Tuesday, October 25, 2016
Our Christian Culture
This is my second try at this blog subject. After completing my musings yesterday they mysteriously evaporated (to my chagrin) and I didn't have time to rewrite until now.
I listened to an interview with ethnobotanist and anthropologist Wade Davis on the CBC radio program, The Current. I've long admired Davis, a Canadian, for his explorations of other cultures which we are inclined to dismiss as primitive. Davis has appreciated for decades that these cultures often have a deep wisdom which is connected to the natural world in a supernatural way. This is the description of Davis's work on the CBC website:
"There is no reason whatsoever to use the word primitive to describe any culture."

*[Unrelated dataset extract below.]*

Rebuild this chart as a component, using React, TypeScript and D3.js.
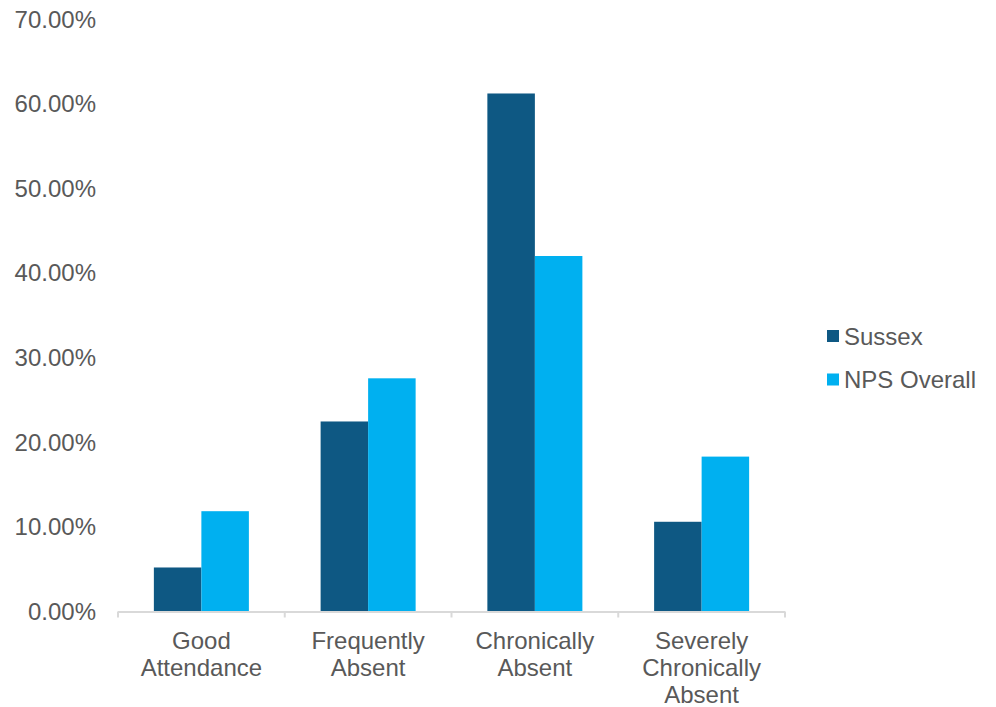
import React from "react";
import * as d3 from "d3";

const categories: string[][] = [
  ["Good", "Attendance"],
  ["Frequently", "Absent"],
  ["Chronically", "Absent"],
  ["Severely", "Chronically", "Absent"],
];
const seriesNames = ["Sussex", "NPS Overall"];
const sussexValues = [0.052, 0.2245, 0.612, 0.106];
const npsValues = [0.1185, 0.2755, 0.42, 0.183];
const yTicks = [0, 0.1, 0.2, 0.3, 0.4, 0.5, 0.6, 0.7];
const colors = ["#0E5883", "#00B0F0"];

const W = 996;
const H = 707;
const FONT = "Arial, 'Liberation Sans', sans-serif";
const FS = 24;
const TEXT = "#595959";

export default function App() {
  const catKeys = categories.map((c) => c.join(" "));
  const x0 = d3.scaleBand<string>().domain(catKeys).range([118, 785]).padding(0);
  const x1 = d3
    .scaleBand<string>()
    .domain(seriesNames)
    .range([0, x0.bandwidth()])
    .paddingInner(0)
    .paddingOuter(0.755);
  const y = d3.scaleLinear().domain([0, 0.7]).range([611.5, 19]);
  const fmt = (v: number) => (v * 100).toFixed(2) + "%";
  const series = [sussexValues, npsValues];
  const [r0, r1] = x0.range();

  return (
    <svg width={W} height={H} style={{ position: "absolute", left: 0, top: 0 }}>
      <rect width={W} height={H} fill="#fff" />
      {yTicks.map((t) => (
        <text
          key={t}
          x={96}
          y={y(t)}
          textAnchor="end"
          dominantBaseline="central"
          fontFamily={FONT}
          fontSize={FS}
          fill={TEXT}
        >
          {fmt(t)}
        </text>
      ))}
      {catKeys.map((k, i) =>
        series.map((vals, s) => (
          <rect
            key={k + s}
            x={(x0(k) as number) + (x1(seriesNames[s]) as number)}
            y={y(vals[i])}
            width={x1.bandwidth()}
            height={y(0) - y(vals[i])}
            fill={colors[s]}
          />
        ))
      )}
      <line x1={r0} x2={r1} y1={y(0) + 0.5} y2={y(0) + 0.5} stroke="#D9D9D9" strokeWidth={2} />
      {[...catKeys.map((k) => x0(k) as number), r1].map((xv, i) => (
        <line key={i} x1={xv} x2={xv} y1={y(0)} y2={y(0) + 6} stroke="#D9D9D9" strokeWidth={2} />
      ))}
      {categories.map((lines, i) => (
        <text
          key={i}
          x={(x0(catKeys[i]) as number) + x0.bandwidth() / 2}
          textAnchor="middle"
          fontFamily={FONT}
          fontSize={FS}
          fill={TEXT}
        >
          {lines.map((ln, j) => (
            <tspan key={j} x={(x0(catKeys[i]) as number) + x0.bandwidth() / 2} y={640 + j * 27} dominantBaseline="central">
              {ln}
            </tspan>
          ))}
        </text>
      ))}
      {seriesNames.map((n, i) => (
        <g key={n} transform={`translate(827, ${336 + i * 43.5})`}>
          <rect x={0} y={-6} width={12} height={12} fill={colors[i]} />
          <text x={17} y={0} dominantBaseline="central" fontFamily={FONT} fontSize={FS} fill={TEXT}>
            {n}
          </text>
        </g>
      ))}
    </svg>
  );
}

He says cultures are just different ways of interpreting the world and are not on a continuum from traditional to modern. "The whole question is what kind of world do we want to live in and how do we figure out a way as we transition forward in the march of history we can maintain the glory of diversity which is in a sense the poetry of life itself."
Conversely, our industrial and technological society has distanced itself from the rhythms of our ecosystems, to our peril. How can we describe ourselves as advanced or sophisticated when we are rapidly degrading and destroying the very fabric of the planet which sustains us? We seem oblivious to our impact and continue headlong on pathways to disaster.
Davis was described yesterday as working for years with National Geographic as an "explorer in residence" which seems like the coolest job description every, even if it is a tad oxymoronic. This got me thinking in an entirely different direction.
Don't you think we need many more "explorers in residence" in mainline churches these days? The ways in which we have expressed the gospel haven't been working for a long time and our faith ecosystems are breaking down. We're beginning to appreciate that what we took for granted as Christian may not be grounded in Christ at all.
Rather than abandoning the church, or Christ for that matter, we can venture forth to reconnect with the deep and supernatural wisdom of the Christ Way with a fresh and adventurous perspective for our time. To explore these possibilities may daunt us, but it may also be the great adventure of our spiritual lifetimes
Would you agree? How far should we explore? Is there hope for our Christian tribe?